What do liquidated damages clauses in construction contracts mean?
A liquidated damages clause provides pre-determined and fixed monetary compensation for a proven or admitted breach of contract. It is unnecessary to prove loss as a result of the breach to receive liquidated damages.
By contrast, unliquidated damages, which are available at common law, are determined by the Court with reference to the loss suffered.
While liquidated damages are found in many contracts, such as employment and outsourcing contracts, they are common in construction contracts.
In construction contracts, liquidated damages clauses often apply when the contractor has not completed the work by a certain date. For example, the contractor may be liable to pay a daily rate to the principal for each day that the work is delayed.

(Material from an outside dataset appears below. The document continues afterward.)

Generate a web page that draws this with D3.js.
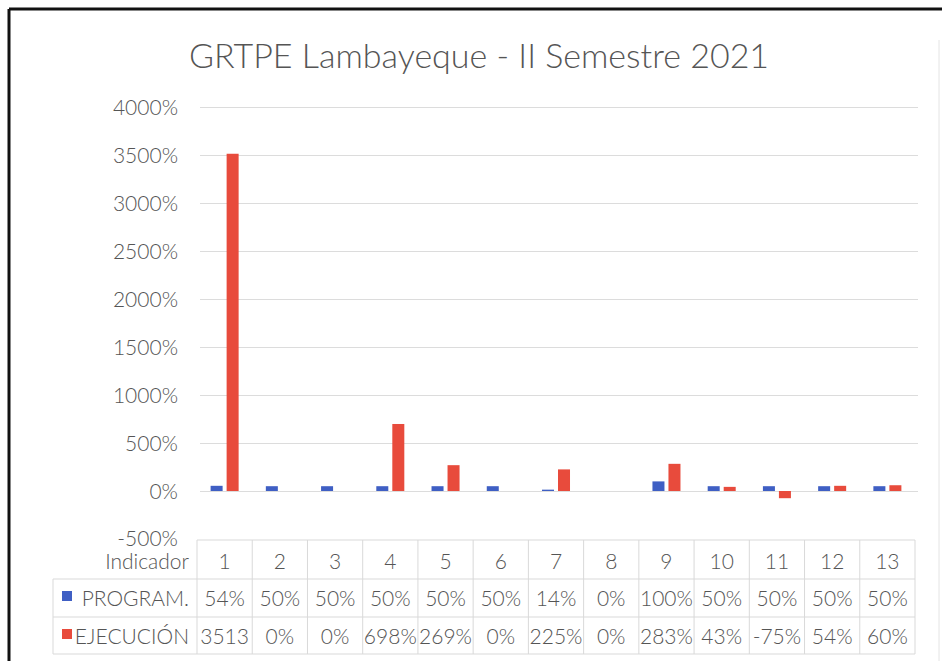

Benefits of liquidated damages clauses
Liquidated damages clauses are popular in construction contracts for several reasons:
- They can provide the principal greater certainty that the terms of the contract will be adhered to by providing added incentive to the contractor.
- They also give the contractor certainty by capping liability for a breach (although to exclude general damages available at common law requires clear drafting).
- They enable the contractor to factor in their liability for a breach when negotiating the contract price.
- They also enable the contractor to weigh up the cost of a breach against the cost of expending more resources to avoid a breach.
- The principal is not under any obligation to mitigate the loss, as they are in a common law claim.
- Seeking common law unliquidated damages often requires time-consuming and costly litigation.
- Unliquidated damages require the principal to prove their loss with evidence which is often difficult to quantify and similarly time-consuming.
Dangers of liquidated damages clauses
Courts will not enforce liquidated damages clauses which they interpret as penalties.
A clause will be deemed a penalty when the pre-determined compensation is ‘out of all proportion’ (disproportionate) to the principal’s legitimate interests (including business and financial interests) that the clause is designed to protect. The test does not restrict the Court to considering only losses caused directly from the breach, the broader impact of the breach may be considered.
Effect of ‘Nil’ or ‘N/A’
Case law in Australia indicates that giving the amount of ‘zero’, ‘nil’, ‘N/A’ damages in a liquidated damages clause will not preclude the principal from their right to unliquidated damages at common law. If the parties intend to provide no entitlement to liquidated or unliquidated damages, this will need to clearly expressed in the contract.
Liquidated damages clauses provide fixed, pre-determined monetary compensation for a breach of contract. They are beneficial in removing the cost and time expended in litigation. However, the benefits to liquidated damages clauses can be lost without clear and considered drafting, particularly if they are considered by the Courts to be a penalty clause.